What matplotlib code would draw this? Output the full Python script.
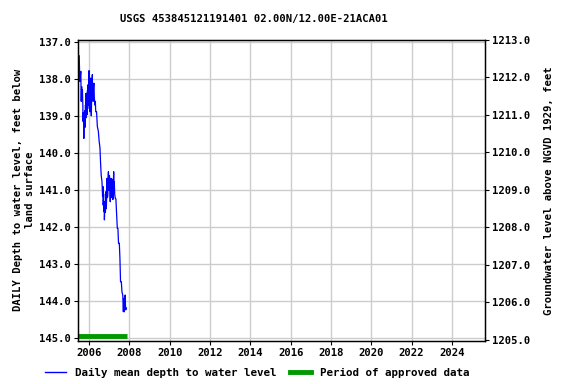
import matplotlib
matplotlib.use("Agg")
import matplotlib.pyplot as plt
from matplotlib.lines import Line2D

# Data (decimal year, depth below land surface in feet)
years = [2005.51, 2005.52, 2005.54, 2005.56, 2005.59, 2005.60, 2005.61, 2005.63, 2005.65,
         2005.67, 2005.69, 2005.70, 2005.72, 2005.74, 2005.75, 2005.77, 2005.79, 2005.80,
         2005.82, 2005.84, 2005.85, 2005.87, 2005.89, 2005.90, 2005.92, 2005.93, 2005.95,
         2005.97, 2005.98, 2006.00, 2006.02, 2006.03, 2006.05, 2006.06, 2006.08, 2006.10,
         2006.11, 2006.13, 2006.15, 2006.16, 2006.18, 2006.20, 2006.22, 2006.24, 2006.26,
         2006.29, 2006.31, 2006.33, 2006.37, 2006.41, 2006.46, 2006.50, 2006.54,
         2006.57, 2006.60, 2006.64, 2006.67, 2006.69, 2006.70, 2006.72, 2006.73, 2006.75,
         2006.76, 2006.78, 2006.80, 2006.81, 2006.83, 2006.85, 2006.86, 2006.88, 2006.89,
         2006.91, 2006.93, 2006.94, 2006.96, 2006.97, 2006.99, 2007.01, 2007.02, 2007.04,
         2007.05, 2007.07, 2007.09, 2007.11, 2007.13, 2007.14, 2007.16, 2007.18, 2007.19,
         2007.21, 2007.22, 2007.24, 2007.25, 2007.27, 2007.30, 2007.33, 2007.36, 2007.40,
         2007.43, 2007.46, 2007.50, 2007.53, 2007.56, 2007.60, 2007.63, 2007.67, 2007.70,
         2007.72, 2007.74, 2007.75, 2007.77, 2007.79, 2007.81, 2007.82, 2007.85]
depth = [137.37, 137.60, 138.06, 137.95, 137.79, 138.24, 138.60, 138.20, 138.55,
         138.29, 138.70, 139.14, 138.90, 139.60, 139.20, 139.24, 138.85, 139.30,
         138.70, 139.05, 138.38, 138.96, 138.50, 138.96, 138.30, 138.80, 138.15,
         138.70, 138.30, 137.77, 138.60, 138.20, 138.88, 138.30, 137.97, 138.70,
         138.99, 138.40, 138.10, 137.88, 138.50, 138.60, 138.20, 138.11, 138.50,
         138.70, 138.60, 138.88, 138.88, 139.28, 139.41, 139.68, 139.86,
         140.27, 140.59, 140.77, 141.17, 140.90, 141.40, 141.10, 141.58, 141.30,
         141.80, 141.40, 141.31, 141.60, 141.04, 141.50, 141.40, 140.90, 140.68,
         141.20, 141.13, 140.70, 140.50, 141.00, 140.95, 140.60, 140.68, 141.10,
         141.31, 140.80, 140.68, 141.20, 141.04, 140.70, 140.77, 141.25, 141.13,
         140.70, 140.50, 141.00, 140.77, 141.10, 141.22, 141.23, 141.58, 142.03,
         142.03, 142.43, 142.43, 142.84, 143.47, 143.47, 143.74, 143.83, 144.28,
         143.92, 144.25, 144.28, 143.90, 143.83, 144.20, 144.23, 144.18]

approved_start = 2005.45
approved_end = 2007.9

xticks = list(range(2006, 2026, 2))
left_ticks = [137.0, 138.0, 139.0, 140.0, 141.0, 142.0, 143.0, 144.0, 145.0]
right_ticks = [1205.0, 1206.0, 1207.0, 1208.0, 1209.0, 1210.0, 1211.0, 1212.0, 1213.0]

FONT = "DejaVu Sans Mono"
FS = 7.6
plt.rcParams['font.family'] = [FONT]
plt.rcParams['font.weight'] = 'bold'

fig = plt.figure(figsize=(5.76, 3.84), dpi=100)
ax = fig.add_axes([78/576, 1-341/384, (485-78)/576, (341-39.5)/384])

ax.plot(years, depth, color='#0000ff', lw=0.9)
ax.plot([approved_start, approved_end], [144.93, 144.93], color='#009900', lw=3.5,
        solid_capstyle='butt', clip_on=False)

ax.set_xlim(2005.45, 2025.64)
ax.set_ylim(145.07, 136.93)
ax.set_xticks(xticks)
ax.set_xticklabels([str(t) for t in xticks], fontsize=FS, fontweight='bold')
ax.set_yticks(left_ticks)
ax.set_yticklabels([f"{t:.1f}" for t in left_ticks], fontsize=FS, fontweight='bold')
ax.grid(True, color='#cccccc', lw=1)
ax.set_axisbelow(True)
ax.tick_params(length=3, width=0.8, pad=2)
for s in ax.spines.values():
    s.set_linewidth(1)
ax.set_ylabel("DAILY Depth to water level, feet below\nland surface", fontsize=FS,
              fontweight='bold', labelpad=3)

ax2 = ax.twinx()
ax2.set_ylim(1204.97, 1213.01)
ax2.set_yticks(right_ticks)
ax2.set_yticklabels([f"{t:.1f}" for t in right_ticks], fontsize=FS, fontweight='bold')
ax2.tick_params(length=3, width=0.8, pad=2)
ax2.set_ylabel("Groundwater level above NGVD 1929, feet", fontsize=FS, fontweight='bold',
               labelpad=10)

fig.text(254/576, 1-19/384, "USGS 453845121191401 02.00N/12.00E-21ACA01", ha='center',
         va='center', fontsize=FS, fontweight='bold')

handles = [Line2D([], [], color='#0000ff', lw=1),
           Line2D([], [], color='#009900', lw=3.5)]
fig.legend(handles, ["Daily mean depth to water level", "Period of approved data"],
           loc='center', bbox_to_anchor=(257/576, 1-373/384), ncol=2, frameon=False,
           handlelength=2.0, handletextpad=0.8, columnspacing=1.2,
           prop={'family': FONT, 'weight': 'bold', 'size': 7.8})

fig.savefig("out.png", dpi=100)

* **YOUR INSTRUCTIONS**
Without the pictures, please reproduce each line of the listing above exactly, from the first one through the line bearing "from matplotlib.lines import Line2D".

* **RESPONSE FOR THIS EXERCISE**
What matplotlib code would draw this? Output the full Python script.
import matplotlib
matplotlib.use("Agg")
import matplotlib.pyplot as plt
from matplotlib.lines import Line2D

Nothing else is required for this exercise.